Yep, it took 13.4 billion years for light from the galaxy to zoom through the universe and collide with the Hubble Space Telescope. But that doesn’t mean the galaxy is 13.4 billion light-years away. The universe has been expanding in the meantime, meaning GN-z11 is actually much, much farther from Earth than that.

“Right now, we expect this galaxy to be about 32 billion light-years away from us in distance,” says study coauthor Pascal Oesch of Yale University.

In other words, the galaxy existed a ridiculously long time ago and is really, really, absurdly far away. To put it politely.

A Precocious Star Factory

When you peer into the distant universe, you’re also looking back in time.
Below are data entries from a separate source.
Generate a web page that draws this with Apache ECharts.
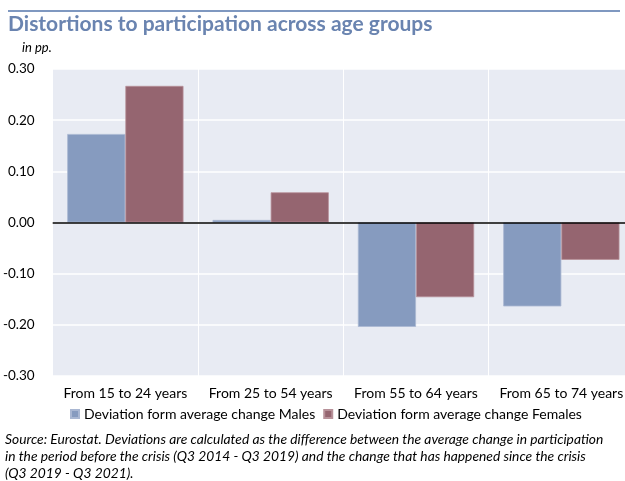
<!DOCTYPE html>
<html>
<head>
<meta charset="utf-8">
<script src="https://cdn.jsdelivr.net/npm/echarts@6/dist/echarts.min.js"></script>
<style>
  html, body { margin: 0; padding: 0; background: #fff; overflow: hidden; }
  /* plot area runs past the right edge in the original, so the canvas is a bit wider than the window */
  #chart { width: 634px; height: 481px; }
</style>
</head>
<body>
<div id="chart"></div>
<script>
const categories = ['From 15 to 24 years', 'From 25 to 54 years', 'From 55 to 64 years', 'From 65 to 74 years']
const males = [0.173, 0.005, -0.204, -0.164]
const females = [0.267, 0.059, -0.146, -0.073]
const seriesNames = ['Deviation form average change Males', 'Deviation form average change Females']

const font = 'Lato, "Open Sans", sans-serif'
const chart = echarts.init(document.getElementById('chart'))

const option = {
  animation: false,
  textStyle: { fontFamily: font },
  title: [
    {
      text: 'Distortions to participation across age groups',
      left: 3,
      top: 9,
      padding: 5,
      textStyle: { color: '#6A84B0', fontSize: 21, fontWeight: 'bold', fontFamily: font }
    },
    {
      text: 'in pp.',
      left: 17,
      top: 36,
      textStyle: { color: '#000', fontSize: 13, fontStyle: 'italic', fontWeight: 'normal', fontFamily: font }
    },
    {
      text: 'Source: Eurostat. Deviations are calculated as the difference between the average change in participation\nin the period before the crisis (Q3 2014 - Q3 2019) and the change that has happened since the crisis\n(Q3 2019 - Q3 2021).',
      left: 0,
      top: 426,
      textStyle: { color: '#000', fontSize: 13.8, fontStyle: 'italic', fontWeight: 'normal', lineHeight: 17, fontFamily: font }
    }
  ],
  graphic: [
    {
      type: 'line',
      shape: { x1: 8, y1: 11, x2: 620, y2: 11 },
      style: { stroke: '#7F98C0', lineWidth: 2 }
    }
  ],
  legend: {
    top: 402,
    left: 65,
    itemWidth: 8,
    itemHeight: 8,
    itemGap: 8,
    icon: 'rect',
    textStyle: { fontSize: 14, color: '#000', fontFamily: font },
    data: seriesNames
  },
  grid: {
    left: 51,
    top: 69,
    right: 0,
    bottom: 105,
    show: true,
    backgroundColor: '#E8EBF3',
    borderWidth: 0
  },
  xAxis: {
    type: 'category',
    data: categories,
    axisLine: { show: false },
    axisTick: { show: false },
    axisLabel: { color: '#000', fontSize: 14, margin: 10, interval: 0 },
    splitLine: { show: true, lineStyle: { color: '#fff', width: 1 } }
  },
  yAxis: {
    type: 'value',
    min: -0.3,
    max: 0.3,
    interval: 0.1,
    axisLine: { show: false },
    axisTick: { show: false },
    axisLabel: {
      color: '#000',
      fontSize: 13.5,
      margin: 18,
      formatter: v => v.toFixed(2)
    },
    splitLine: { lineStyle: { color: '#fff', width: 1.5 } }
  },
  series: [
    {
      name: seriesNames[0],
      type: 'bar',
      data: males,
      barWidth: '40%',
      barGap: '0%',
      itemStyle: { color: '#869BBF', borderColor: '#A9B7D2', borderWidth: 0.8 },
      markLine: {
        silent: true,
        symbol: 'none',
        label: { show: false },
        lineStyle: { color: '#000', width: 1.5, type: 'solid' },
        data: [{ yAxis: 0 }]
      }
    },
    {
      name: seriesNames[1],
      type: 'bar',
      data: females,
      barWidth: '40%',
      itemStyle: { color: '#956570', borderColor: '#B79199', borderWidth: 0.8 }
    }
  ]
}

chart.setOption(option)
</script>
</body>
</html>
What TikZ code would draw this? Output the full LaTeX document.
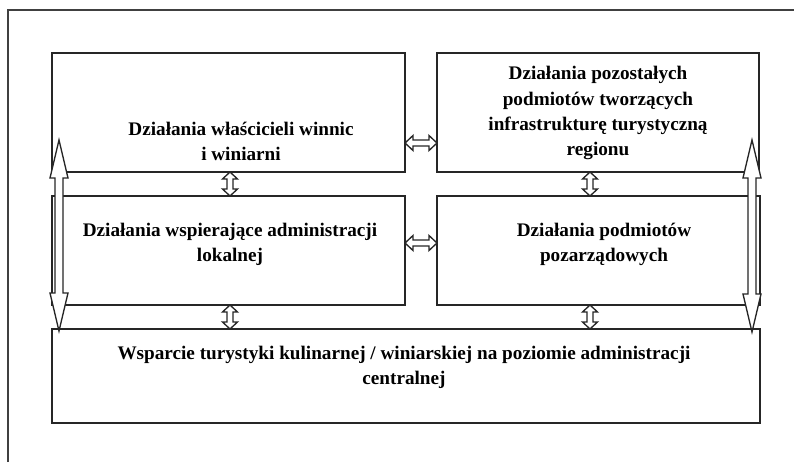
\documentclass[tikz,border=0pt]{standalone}
\usepackage{fontspec}
\setmainfont{Liberation Serif}
\usetikzlibrary{calc}
\tikzset{
  box/.style={draw=black!85, line width=1.3pt, fill=white},
  lbl/.style={align=center, font=\bfseries\fontsize{14.4pt}{18.8pt}\selectfont, inner sep=0pt},
  arr/.style={draw=black!85, line width=1pt, fill=white, line join=miter},
  frame/.style={draw=black!75, line width=1.3pt}
}
% vertical hollow double arrow: x, ytop, ybottom, half shaft, half head, head length
\newcommand{\vdarr}[6]{\draw[arr] (#1,#2) -- (#1+#5,#2+#6) -- (#1+#4,#2+#6) -- (#1+#4,#3-#6) -- (#1+#5,#3-#6) -- (#1,#3) -- (#1-#5,#3-#6) -- (#1-#4,#3-#6) -- (#1-#4,#2+#6) -- (#1-#5,#2+#6) -- cycle;}
% horizontal hollow double arrow: y, xleft, xright, half shaft, half head, head length
\newcommand{\hdarr}[6]{\draw[arr] (#2,#1) -- (#2+#6,#1-#5) -- (#2+#6,#1-#4) -- (#3-#6,#1-#4) -- (#3-#6,#1-#5) -- (#3,#1) -- (#3-#6,#1+#5) -- (#3-#6,#1+#4) -- (#2+#6,#1+#4) -- (#2+#6,#1+#5) -- cycle;}
\begin{document}
\begin{tikzpicture}[x=0.75pt,y=-0.75pt]
\useasboundingbox (0,0) rectangle (794,462);
\draw[frame] (8,462) -- (8,10) -- (794,10);

% boxes
\draw[box] (52,53) rectangle (405,172);
\draw[box] (437,53) rectangle (759,172);
\draw[box] (52,196) rectangle (405,305);
\draw[box] (437,196) rectangle (760,305);
\draw[box] (52,329) rectangle (760,423);

% labels
\node[lbl] (t1) at (241,141) {Działania właścicieli winnic\\i winiarni};
\node[lbl] (t2) at (598,113) {Działania pozostałych\\podmiotów tworzących\\infrastrukturę turystyczną\\regionu};
\node[lbl] (t3) at (230,244) {Działania wspierające administracji\\lokalnej};
\node[lbl] (t4) at (604,244) {Działania podmiotów\\pozarządowych};
\node[lbl] (t5) at (404,367) {Wsparcie turystyki kulinarnej / winiarskiej na poziomie administracji\\centralnej};

% short arrows
\hdarr{143}{405}{437}{3}{7.5}{8}
\hdarr{243}{405}{437}{3}{7.5}{8}
\vdarr{230}{172}{196}{3}{7.5}{7}
\vdarr{590}{172}{196}{3}{7.5}{7}
\vdarr{230}{305}{329}{3}{7.5}{7}
\vdarr{590}{305}{329}{3}{7.5}{7}

% long arrows
\vdarr{59}{140}{331}{4}{9}{38}
\vdarr{752}{140}{332}{4}{9}{38}
\end{tikzpicture}
\end{document}
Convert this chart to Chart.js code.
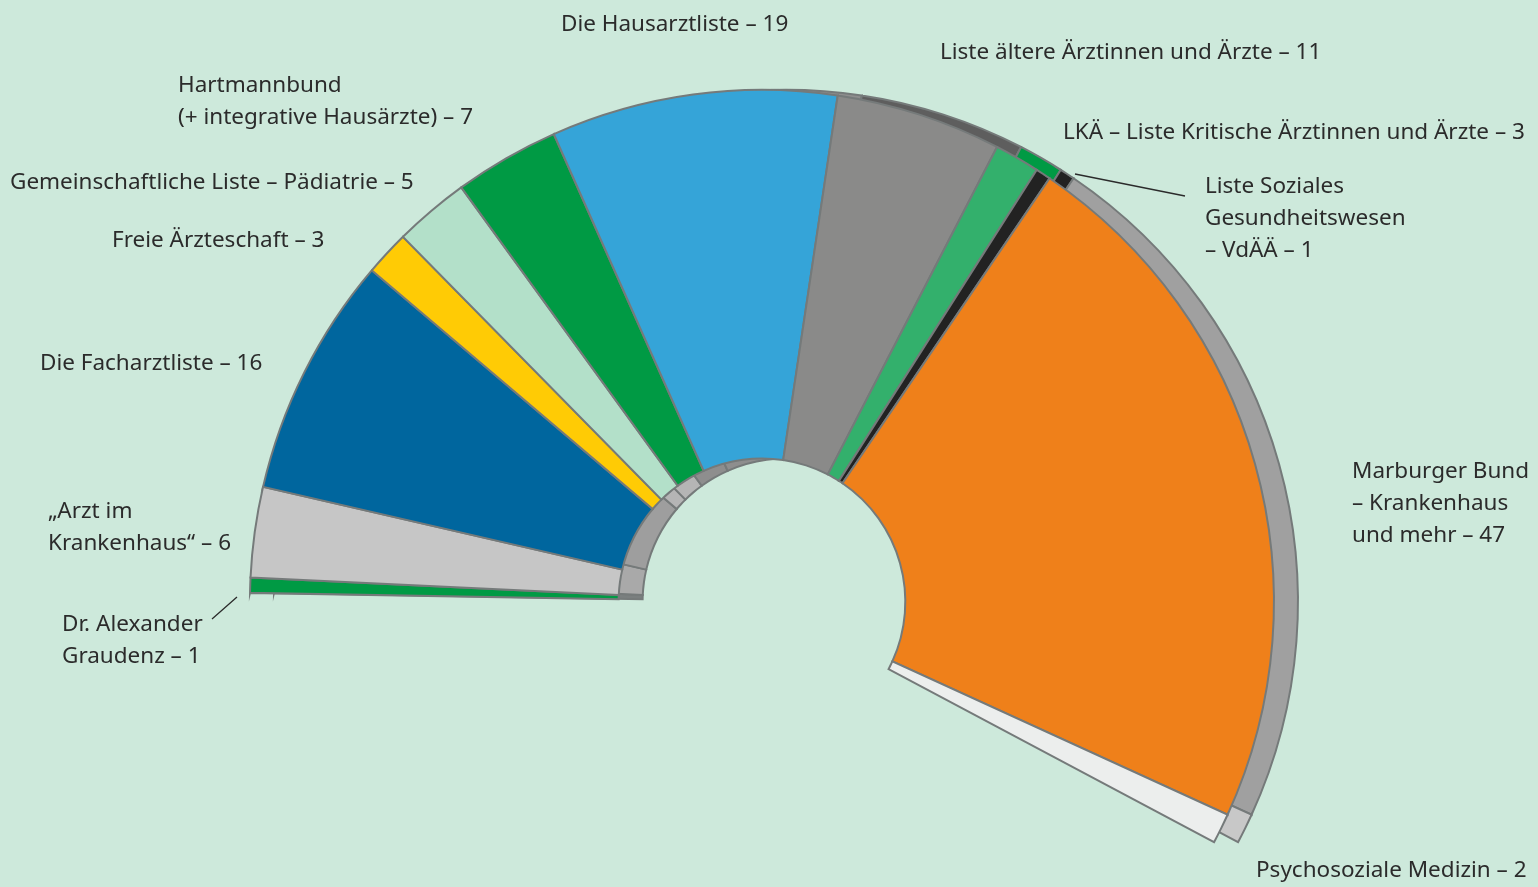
<!DOCTYPE html>
<html lang="de">
<head>
<meta charset="utf-8">
<title>Sitzverteilung</title>
<script src="https://cdn.jsdelivr.net/npm/chart.js@4.4.1/dist/chart.umd.min.js"></script>
<style>
  html, body { margin: 0; padding: 0; }
  body {
    width: 1538px; height: 887px; overflow: hidden; position: relative;
    background: #cde9db;
    font-family: "Noto Sans", sans-serif; color: #2b2b2b;
  }
  .wrap { position: absolute; top: 0; }
  .lbl { position: absolute; font-size: 22.5px; line-height: 32px; white-space: nowrap; }
</style>
</head>
<body>
<div class="wrap" id="backWrap" style="left:24px"><canvas id="back" width="1524" height="932"></canvas></div>
<div class="wrap" id="frontWrap" style="left:0"><canvas id="front" width="1524" height="932"></canvas></div>

<div class="lbl" style="left:561px; top:7px">Die Hausarztliste – 19</div>
<div class="lbl" style="left:940px; top:35px">Liste ältere Ärztinnen und Ärzte – 11</div>
<div class="lbl" style="left:1063px; top:115px">LKÄ – Liste Kritische Ärztinnen und Ärzte – 3</div>
<div class="lbl" style="left:1205px; top:169px">Liste Soziales<br>Gesundheitswesen<br>– VdÄÄ – 1</div>
<div class="lbl" style="left:1352px; top:454px">Marburger Bund<br>– Krankenhaus<br>und mehr – 47</div>
<div class="lbl" style="left:1256px; top:853px">Psychosoziale Medizin – 2</div>
<div class="lbl" style="left:178px; top:68px">Hartmannbund<br>(+ integrative Hausärzte) – 7</div>
<div class="lbl" style="left:10px; top:165px">Gemeinschaftliche Liste – Pädiatrie – 5</div>
<div class="lbl" style="left:112px; top:223px">Freie Ärzteschaft – 3</div>
<div class="lbl" style="left:40px; top:346px">Die Facharztliste – 16</div>
<div class="lbl" style="left:48px; top:494px">„Arzt im<br>Krankenhaus“ – 6</div>
<div class="lbl" style="left:62px; top:607px">Dr. Alexander<br>Graudenz – 1</div>

<script>
// seats per list, clockwise from the left end
const lists = [
  "Dr. Alexander Graudenz",
  "„Arzt im Krankenhaus“",
  "Die Facharztliste",
  "Freie Ärzteschaft",
  "Gemeinschaftliche Liste – Pädiatrie",
  "Hartmannbund (+ integrative Hausärzte)",
  "Die Hausarztliste",
  "Liste ältere Ärztinnen und Ärzte",
  "LKÄ – Liste Kritische Ärztinnen und Ärzte",
  "Liste Soziales Gesundheitswesen – VdÄÄ",
  "Marburger Bund – Krankenhaus und mehr",
  "Psychosoziale Medizin"
];
const seats = [1, 6, 16, 3, 5, 7, 19, 11, 3, 1, 47, 2];

const frontColors = ["#009a44", "#c6c6c6", "#00669e", "#ffcb05", "#b3e0c9", "#009a44",
                     "#35a4d8", "#8a8a89", "#33b06c", "#222222", "#ef801a", "#eceeed"];
const sideColors  = ["#7a7f7f", "#a9a9a9", "#9e9e9e", "#b5b5b5", "#b5b5b5", "#8e8e8e",
                     "#8e8e8e", "#5e5e5e", "#009a44", "#222222", "#a0a0a0", "#c8c8c8"];

const edge = "#757a7a";

// leader lines from the thin slices to their labels
const leaders = {
  id: "leaders",
  afterDraw(chart) {
    const ctx = chart.ctx;
    ctx.save();
    ctx.strokeStyle = "#2b2b2b";
    ctx.lineWidth = 1.3;
    ctx.beginPath();
    ctx.moveTo(237, 597); ctx.lineTo(212, 619);
    ctx.moveTo(1075, 174); ctx.lineTo(1185, 196);
    ctx.stroke();
    ctx.restore();
  }
};

function makeChart(id, colors, plugins) {
  return new Chart(document.getElementById(id), {
    type: "doughnut",
    data: {
      labels: lists,
      datasets: [{
        data: seats,
        backgroundColor: colors,
        borderColor: edge,
        borderWidth: 2,
        borderJoinStyle: "miter"
      }]
    },
    options: {
      responsive: false,
      animation: false,
      rotation: 271,
      circumference: 207,
      radius: 512,
      cutout: "28%",
      plugins: { legend: { display: false }, tooltip: { enabled: false } }
    },
    plugins: plugins || []
  });
}

makeChart("back", sideColors);
makeChart("front", frontColors, [leaders]);
</script>
</body>
</html>
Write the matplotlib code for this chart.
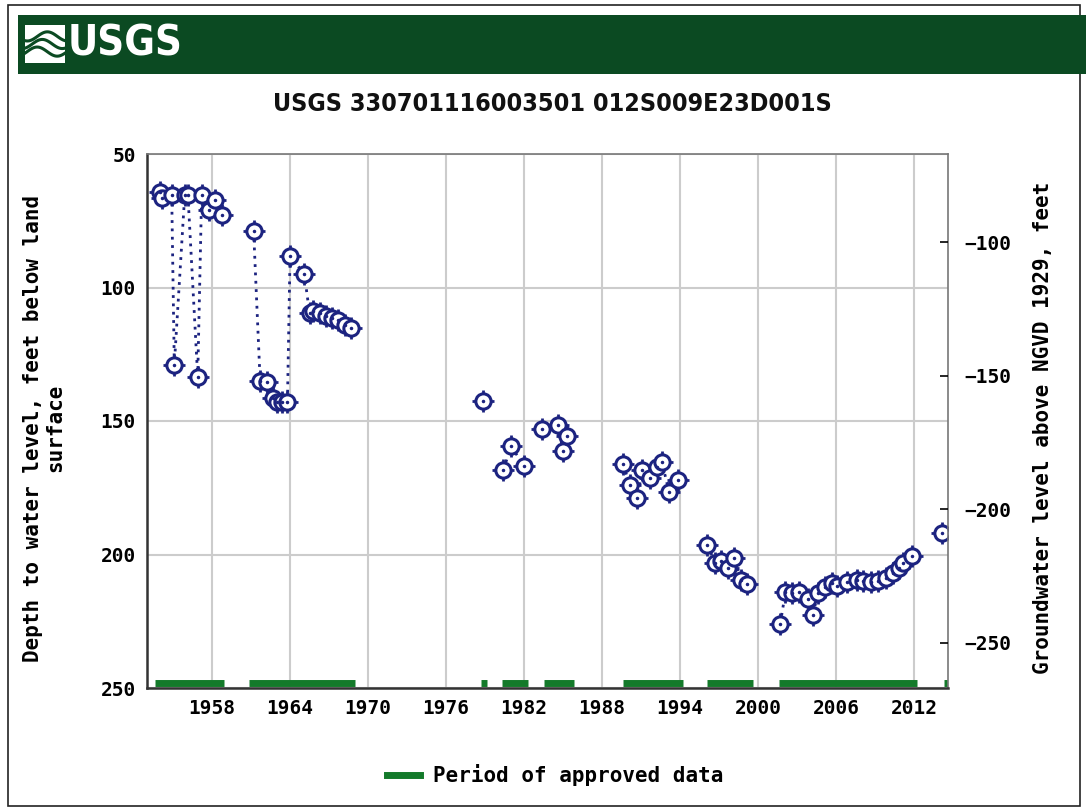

So the galaxy in its present form would look very different than what Hubble sees now.

But 13.4 billion years ago, this bright little knot of a billion stars was about 1 percent the size of the Milky Way. Despite its size, the precocious galaxy was pumping out stars much more quickly than the Milky Way. Those stars were very hot, very young, and very massive—the types of stars astronomers think existed in the early universe.

They just didn’t expect to see them so soon.

“We really did not expect to find a galaxy this bright, this early, in the history of universe,” Oesch says. “The big question is, how common are galaxies this bright so early in cosmic history? I don’t think there’s too many out there. I think we were lucky.”

Not For Long

History has taught us that astronomical distance records don’t hold up for long. The previous most-distant galaxy, called EGSY8p7, was reported in July 2015. It’s about 200 million or 300 million years younger than GN-z11, and has a redshift of 8.68. (Redshifts measure how much light has stretched as it travels through the cosmos; higher redshift values correspond to greater distances.) Before that? The winner was EGS-zs8-1, a galaxy that’s another 200 million years younger, and was reported in February 2015. It has a redshift of 7.78.

The new record-holder is at redshift 11, which is a number I hadn’t really expected to see at this point. For what it’s worth, light from the cosmic microwave background—a remnant of the Big Bang—has a redshift of 1,089.

Each newer, sharper eye in the sky reveals ever more distant and intriguing objects. So even though GN-z11 is the winner for now, it’s likely to hold onto its title for less time than an Olympic gold medalist. In 2018, the James Webb Space Telescope will launch, and if everything goes well, its ability to peer back in time will be even more impressive than Hubble’s.

“We’re basically at the limit of Hubble,” Illingworth says. “If you go out a little bit further, there is no light. Hubble can’t see anything.”